--- begin DATA SUPPLIED ---

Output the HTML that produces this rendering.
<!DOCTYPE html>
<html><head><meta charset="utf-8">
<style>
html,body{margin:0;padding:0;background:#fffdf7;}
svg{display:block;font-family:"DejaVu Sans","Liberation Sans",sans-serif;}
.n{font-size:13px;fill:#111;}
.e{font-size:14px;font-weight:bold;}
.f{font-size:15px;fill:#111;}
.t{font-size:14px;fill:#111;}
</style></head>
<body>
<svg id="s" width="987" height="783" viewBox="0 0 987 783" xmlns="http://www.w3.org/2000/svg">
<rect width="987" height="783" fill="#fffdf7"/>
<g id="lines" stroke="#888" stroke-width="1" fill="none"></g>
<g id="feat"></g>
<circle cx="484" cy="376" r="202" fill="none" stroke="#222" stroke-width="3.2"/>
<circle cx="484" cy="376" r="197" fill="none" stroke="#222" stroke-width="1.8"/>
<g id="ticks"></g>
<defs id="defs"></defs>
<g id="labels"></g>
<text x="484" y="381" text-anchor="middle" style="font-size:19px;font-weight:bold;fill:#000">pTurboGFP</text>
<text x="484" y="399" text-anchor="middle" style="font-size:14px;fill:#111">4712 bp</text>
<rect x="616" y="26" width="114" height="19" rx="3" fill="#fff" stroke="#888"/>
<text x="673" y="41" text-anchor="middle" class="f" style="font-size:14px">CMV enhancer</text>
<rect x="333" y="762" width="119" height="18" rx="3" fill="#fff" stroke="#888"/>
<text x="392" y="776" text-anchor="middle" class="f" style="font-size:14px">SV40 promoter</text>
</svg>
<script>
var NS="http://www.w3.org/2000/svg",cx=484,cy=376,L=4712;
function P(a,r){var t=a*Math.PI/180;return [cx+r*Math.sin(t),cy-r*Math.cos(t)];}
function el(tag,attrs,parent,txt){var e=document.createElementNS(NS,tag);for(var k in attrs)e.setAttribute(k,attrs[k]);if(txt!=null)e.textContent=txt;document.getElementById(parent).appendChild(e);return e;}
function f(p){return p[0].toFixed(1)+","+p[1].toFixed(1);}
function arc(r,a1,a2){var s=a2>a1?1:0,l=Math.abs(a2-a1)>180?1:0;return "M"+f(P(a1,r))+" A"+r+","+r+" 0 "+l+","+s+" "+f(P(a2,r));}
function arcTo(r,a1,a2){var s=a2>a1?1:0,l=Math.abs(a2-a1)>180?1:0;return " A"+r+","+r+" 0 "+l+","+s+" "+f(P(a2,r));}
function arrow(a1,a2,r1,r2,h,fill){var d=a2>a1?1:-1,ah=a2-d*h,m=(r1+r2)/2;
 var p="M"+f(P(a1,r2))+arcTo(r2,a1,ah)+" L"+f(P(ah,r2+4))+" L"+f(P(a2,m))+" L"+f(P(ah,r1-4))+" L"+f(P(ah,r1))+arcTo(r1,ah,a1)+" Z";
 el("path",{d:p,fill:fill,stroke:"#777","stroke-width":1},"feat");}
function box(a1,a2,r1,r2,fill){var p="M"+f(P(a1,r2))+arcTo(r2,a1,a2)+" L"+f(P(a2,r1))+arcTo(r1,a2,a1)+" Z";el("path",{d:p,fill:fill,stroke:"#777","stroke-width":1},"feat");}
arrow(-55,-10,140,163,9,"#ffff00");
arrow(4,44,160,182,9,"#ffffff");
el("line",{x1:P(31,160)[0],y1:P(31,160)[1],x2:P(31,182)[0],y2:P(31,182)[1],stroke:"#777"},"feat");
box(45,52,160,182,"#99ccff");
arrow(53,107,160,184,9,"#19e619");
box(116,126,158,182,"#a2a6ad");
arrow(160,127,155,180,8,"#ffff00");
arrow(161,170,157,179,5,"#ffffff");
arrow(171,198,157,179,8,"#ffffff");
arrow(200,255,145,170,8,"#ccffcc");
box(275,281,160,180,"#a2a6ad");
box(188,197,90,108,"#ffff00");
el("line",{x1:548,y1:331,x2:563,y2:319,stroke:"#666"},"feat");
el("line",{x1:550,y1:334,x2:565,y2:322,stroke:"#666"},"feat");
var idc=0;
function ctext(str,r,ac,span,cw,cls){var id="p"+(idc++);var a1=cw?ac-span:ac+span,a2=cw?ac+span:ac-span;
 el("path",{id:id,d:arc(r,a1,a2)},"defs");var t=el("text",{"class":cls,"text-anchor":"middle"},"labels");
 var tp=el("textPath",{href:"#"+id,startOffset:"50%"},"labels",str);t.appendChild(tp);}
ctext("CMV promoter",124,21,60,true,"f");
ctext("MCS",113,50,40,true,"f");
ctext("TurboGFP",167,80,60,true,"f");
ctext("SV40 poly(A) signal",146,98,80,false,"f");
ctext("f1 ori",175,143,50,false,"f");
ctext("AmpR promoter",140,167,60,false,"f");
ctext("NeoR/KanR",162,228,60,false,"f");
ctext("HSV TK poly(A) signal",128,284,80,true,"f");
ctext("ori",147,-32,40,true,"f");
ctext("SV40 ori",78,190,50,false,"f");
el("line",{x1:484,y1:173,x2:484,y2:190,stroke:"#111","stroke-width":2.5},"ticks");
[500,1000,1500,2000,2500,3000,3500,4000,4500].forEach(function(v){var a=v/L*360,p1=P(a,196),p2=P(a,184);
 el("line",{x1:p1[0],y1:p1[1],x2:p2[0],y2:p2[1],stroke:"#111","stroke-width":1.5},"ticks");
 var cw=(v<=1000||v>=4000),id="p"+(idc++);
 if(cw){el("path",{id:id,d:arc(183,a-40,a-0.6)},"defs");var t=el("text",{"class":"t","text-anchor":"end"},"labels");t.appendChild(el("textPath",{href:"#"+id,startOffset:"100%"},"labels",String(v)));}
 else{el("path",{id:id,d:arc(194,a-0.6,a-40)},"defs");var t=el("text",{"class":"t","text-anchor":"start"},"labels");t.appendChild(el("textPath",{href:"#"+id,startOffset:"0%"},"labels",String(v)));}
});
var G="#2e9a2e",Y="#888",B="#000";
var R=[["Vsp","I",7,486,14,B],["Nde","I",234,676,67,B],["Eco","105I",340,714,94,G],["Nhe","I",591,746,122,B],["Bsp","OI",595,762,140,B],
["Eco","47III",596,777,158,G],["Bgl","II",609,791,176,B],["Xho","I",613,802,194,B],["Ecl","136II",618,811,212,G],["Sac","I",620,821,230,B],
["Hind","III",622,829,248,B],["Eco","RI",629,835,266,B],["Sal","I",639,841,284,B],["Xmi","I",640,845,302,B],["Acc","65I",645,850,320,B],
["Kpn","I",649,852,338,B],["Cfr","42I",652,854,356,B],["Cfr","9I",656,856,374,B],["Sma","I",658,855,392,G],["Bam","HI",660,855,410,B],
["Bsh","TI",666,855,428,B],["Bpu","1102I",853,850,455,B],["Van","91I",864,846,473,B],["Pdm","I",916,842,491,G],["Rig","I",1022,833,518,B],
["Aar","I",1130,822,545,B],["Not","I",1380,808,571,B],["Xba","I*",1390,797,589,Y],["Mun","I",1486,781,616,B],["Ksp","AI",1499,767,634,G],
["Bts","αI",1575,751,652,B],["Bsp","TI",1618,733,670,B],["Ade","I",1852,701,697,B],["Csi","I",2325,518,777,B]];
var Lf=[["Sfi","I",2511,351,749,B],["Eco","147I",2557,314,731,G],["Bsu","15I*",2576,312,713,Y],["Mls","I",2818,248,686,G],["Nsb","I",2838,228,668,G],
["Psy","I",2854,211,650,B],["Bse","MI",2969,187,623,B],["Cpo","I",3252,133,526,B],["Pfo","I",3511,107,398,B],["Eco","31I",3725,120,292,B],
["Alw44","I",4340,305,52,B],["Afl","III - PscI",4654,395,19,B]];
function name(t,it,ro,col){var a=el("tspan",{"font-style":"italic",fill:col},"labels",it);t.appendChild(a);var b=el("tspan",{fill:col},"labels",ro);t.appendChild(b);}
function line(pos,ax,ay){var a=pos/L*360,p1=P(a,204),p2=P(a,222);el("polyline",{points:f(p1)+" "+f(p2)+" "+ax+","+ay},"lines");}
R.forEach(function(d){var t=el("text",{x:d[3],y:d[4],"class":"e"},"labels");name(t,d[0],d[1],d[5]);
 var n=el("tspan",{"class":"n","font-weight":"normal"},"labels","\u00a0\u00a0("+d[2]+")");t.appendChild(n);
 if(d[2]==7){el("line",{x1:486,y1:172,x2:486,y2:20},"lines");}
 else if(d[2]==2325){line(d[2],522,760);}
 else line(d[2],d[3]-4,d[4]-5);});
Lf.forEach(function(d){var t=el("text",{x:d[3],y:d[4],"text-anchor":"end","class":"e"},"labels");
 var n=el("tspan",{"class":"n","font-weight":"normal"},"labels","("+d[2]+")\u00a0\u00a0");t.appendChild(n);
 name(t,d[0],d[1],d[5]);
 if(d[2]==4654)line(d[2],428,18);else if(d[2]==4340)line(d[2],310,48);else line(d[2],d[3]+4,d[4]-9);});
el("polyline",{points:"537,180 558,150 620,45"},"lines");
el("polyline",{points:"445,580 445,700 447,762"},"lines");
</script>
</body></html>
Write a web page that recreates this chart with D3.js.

--- end DATA SUPPLIED ---

_EXERCISE BRIEF_
Using the material above, count the lines containing the word "that". Reply with the number alone.

_TASK SOLUTION_
2